[start]

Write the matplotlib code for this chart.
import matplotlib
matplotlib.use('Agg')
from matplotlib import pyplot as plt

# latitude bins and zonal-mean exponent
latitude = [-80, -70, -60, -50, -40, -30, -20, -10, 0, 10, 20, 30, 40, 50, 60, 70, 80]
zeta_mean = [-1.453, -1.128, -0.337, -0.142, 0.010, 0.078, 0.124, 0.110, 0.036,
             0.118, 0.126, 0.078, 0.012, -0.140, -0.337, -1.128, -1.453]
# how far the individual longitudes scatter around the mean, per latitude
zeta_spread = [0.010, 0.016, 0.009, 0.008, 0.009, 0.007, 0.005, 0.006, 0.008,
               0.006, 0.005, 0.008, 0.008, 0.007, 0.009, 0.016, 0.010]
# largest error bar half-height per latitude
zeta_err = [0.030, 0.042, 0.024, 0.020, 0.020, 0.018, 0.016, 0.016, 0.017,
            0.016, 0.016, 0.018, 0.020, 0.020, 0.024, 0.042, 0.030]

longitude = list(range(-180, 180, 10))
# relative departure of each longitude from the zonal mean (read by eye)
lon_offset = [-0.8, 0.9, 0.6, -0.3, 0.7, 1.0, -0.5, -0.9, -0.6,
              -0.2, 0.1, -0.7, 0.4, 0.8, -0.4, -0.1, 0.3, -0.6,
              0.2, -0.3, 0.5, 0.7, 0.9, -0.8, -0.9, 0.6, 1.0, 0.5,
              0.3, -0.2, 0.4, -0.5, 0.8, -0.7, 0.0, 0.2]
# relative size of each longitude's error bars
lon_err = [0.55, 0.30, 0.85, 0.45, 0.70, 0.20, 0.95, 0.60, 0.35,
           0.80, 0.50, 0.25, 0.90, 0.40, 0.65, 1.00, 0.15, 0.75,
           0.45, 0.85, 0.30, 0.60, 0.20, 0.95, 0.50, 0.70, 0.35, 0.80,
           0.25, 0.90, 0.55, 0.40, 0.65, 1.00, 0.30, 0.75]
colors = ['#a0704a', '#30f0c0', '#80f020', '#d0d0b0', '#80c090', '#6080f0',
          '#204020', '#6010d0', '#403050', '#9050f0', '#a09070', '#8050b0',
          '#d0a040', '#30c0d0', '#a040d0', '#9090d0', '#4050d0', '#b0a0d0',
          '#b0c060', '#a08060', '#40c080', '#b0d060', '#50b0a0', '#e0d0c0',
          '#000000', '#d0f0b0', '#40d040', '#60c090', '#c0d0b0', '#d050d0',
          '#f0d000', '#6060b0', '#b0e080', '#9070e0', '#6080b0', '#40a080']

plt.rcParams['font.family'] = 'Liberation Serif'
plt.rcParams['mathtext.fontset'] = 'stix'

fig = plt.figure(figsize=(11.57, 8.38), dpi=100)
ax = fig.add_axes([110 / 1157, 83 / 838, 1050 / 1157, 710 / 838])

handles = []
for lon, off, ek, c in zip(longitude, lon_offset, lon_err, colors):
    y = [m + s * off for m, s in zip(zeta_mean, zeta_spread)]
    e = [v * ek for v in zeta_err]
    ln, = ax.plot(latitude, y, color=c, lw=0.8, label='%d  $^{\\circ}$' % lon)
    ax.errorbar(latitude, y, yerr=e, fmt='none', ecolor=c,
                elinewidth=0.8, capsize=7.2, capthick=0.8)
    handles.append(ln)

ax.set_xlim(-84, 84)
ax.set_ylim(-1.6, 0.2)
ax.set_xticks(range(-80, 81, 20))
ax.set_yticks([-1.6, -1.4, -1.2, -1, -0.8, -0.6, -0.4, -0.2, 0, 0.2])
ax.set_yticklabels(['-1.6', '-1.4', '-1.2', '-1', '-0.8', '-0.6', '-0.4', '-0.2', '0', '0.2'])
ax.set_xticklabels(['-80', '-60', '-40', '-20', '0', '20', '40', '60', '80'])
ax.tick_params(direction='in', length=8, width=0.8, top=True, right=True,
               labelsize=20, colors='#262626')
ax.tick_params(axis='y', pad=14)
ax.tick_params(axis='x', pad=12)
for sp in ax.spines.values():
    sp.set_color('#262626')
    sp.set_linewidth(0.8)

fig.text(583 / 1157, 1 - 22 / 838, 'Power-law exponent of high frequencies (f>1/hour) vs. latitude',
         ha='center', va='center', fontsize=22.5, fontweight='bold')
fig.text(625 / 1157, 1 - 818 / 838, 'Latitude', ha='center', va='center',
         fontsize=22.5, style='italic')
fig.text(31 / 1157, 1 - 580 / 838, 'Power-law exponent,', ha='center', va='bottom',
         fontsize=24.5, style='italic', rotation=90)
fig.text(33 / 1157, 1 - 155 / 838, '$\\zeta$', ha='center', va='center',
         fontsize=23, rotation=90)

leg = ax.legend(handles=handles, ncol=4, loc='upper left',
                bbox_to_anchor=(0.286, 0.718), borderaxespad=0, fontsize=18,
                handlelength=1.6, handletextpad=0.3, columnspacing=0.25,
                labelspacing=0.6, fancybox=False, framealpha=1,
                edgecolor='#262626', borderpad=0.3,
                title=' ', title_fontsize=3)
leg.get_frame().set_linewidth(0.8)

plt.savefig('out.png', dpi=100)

[end]
[start]

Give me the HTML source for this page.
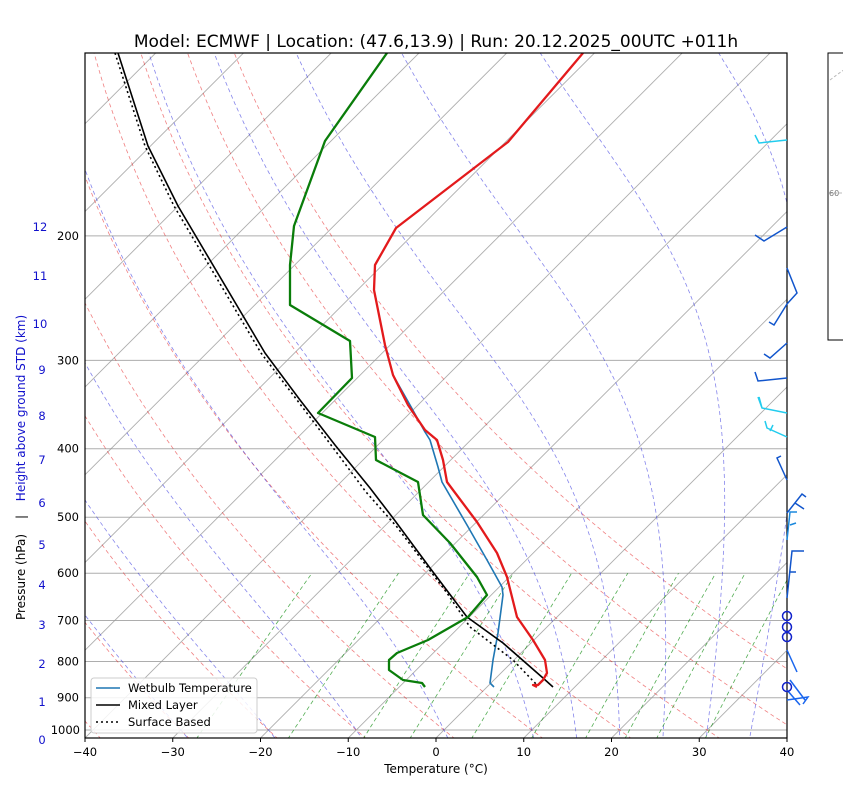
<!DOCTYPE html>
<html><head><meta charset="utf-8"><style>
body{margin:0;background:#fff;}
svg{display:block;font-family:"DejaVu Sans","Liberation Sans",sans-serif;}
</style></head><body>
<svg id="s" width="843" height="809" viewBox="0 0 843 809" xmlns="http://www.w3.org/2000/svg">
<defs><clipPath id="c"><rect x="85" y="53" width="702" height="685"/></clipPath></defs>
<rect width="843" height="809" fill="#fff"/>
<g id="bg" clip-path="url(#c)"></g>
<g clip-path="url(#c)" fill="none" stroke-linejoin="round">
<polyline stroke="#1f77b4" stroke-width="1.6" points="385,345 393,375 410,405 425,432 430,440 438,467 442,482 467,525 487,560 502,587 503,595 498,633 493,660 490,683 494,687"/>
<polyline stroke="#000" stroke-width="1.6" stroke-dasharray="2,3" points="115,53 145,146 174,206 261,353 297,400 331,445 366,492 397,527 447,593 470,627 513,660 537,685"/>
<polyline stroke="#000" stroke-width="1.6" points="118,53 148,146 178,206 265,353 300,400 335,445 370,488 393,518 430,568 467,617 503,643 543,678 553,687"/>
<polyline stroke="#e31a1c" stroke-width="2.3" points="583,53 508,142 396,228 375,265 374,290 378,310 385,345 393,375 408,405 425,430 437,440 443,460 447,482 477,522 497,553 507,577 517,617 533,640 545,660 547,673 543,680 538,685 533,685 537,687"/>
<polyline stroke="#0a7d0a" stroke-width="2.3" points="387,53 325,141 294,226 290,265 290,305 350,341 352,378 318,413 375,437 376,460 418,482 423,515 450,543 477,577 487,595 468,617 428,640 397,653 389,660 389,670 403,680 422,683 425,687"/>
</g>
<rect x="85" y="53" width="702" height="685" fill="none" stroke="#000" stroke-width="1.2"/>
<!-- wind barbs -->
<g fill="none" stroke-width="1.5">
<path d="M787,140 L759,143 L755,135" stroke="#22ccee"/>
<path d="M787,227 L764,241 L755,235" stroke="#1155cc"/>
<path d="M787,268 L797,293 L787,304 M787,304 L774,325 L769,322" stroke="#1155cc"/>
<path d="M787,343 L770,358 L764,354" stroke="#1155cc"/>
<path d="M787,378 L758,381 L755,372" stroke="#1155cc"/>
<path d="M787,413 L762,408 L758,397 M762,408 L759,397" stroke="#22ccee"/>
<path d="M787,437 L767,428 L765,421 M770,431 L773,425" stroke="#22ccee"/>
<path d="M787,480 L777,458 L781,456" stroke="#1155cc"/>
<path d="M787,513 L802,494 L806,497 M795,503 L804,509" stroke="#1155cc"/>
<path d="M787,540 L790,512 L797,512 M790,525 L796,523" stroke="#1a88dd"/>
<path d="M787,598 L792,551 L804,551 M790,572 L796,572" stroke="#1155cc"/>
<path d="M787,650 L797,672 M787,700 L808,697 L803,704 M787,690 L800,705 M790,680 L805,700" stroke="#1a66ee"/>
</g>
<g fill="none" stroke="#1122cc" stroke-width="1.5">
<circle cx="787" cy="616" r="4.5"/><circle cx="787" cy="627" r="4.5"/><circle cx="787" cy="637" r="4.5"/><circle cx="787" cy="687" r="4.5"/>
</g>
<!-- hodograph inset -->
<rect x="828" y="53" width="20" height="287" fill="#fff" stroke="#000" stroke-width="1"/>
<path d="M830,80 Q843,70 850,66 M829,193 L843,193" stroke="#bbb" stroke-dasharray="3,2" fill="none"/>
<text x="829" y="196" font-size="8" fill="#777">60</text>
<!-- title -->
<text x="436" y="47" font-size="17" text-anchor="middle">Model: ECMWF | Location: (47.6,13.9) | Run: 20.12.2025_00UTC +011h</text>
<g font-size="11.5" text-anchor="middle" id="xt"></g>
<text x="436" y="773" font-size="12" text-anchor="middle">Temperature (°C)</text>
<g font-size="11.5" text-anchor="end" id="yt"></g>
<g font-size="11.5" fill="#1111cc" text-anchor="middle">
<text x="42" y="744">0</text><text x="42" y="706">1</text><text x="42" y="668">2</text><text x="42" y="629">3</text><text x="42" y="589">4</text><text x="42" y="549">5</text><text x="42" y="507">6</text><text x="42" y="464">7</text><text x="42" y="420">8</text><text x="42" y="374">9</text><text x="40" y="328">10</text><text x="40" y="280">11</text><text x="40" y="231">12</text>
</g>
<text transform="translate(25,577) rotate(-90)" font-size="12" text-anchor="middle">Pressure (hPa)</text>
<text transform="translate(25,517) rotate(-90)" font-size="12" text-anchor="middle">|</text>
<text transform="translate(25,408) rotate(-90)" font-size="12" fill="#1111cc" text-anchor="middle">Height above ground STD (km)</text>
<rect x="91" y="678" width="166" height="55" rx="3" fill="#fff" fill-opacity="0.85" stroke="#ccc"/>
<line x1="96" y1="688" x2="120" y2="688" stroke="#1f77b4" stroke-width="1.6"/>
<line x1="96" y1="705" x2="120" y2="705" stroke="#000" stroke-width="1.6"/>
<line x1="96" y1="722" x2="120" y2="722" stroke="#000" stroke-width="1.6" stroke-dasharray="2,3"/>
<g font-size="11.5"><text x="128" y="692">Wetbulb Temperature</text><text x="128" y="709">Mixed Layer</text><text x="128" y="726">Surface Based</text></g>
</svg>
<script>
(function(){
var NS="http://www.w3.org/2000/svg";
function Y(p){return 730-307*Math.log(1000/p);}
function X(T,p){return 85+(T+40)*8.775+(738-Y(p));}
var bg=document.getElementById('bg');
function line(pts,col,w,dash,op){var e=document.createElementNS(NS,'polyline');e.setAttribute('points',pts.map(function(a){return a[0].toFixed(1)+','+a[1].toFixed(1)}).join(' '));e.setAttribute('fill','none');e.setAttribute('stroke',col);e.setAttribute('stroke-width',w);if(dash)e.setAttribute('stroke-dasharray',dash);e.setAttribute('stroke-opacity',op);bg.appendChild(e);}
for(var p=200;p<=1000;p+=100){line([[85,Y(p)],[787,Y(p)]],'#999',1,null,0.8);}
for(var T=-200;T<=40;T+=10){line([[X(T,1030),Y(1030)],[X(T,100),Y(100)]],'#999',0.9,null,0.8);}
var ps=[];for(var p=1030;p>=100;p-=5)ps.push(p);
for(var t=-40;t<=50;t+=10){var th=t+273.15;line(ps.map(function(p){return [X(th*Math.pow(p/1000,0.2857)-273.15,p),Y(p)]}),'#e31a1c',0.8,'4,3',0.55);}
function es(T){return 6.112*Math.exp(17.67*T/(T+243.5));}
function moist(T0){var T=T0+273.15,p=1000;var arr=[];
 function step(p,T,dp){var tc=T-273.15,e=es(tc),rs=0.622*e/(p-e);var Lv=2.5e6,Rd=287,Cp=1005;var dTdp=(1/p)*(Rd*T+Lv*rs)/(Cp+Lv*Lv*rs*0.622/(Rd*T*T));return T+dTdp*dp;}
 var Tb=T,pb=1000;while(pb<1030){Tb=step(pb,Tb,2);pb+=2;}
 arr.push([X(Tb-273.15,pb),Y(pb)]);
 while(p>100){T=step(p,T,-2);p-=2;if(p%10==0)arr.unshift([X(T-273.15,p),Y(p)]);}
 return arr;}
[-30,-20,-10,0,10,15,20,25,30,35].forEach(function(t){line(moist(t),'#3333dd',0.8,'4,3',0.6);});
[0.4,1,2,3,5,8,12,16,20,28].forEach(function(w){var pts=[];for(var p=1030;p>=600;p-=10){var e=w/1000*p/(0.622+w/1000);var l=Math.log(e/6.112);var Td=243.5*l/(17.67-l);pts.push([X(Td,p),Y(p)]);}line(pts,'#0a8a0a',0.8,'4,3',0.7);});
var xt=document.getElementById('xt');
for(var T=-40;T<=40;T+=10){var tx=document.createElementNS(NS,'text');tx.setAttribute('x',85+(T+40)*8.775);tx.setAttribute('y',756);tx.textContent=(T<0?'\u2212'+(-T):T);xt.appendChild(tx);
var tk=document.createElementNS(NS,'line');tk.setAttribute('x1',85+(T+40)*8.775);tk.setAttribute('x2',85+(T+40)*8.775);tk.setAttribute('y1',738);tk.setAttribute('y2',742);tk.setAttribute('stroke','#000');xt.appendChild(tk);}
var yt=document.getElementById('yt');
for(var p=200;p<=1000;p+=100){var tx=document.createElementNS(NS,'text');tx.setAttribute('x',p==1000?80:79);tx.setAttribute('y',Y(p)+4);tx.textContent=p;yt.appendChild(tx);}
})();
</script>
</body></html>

[end]

**Requirement:**
Look above for the line that contains "Write the matplotlib code for this chart.". Starting there, transcribe every line exactly until you have copied the line that contains "from matplotlib import pyplot as plt".

**Task answer:**
Write the matplotlib code for this chart.
import matplotlib
matplotlib.use('Agg')
from matplotlib import pyplot as plt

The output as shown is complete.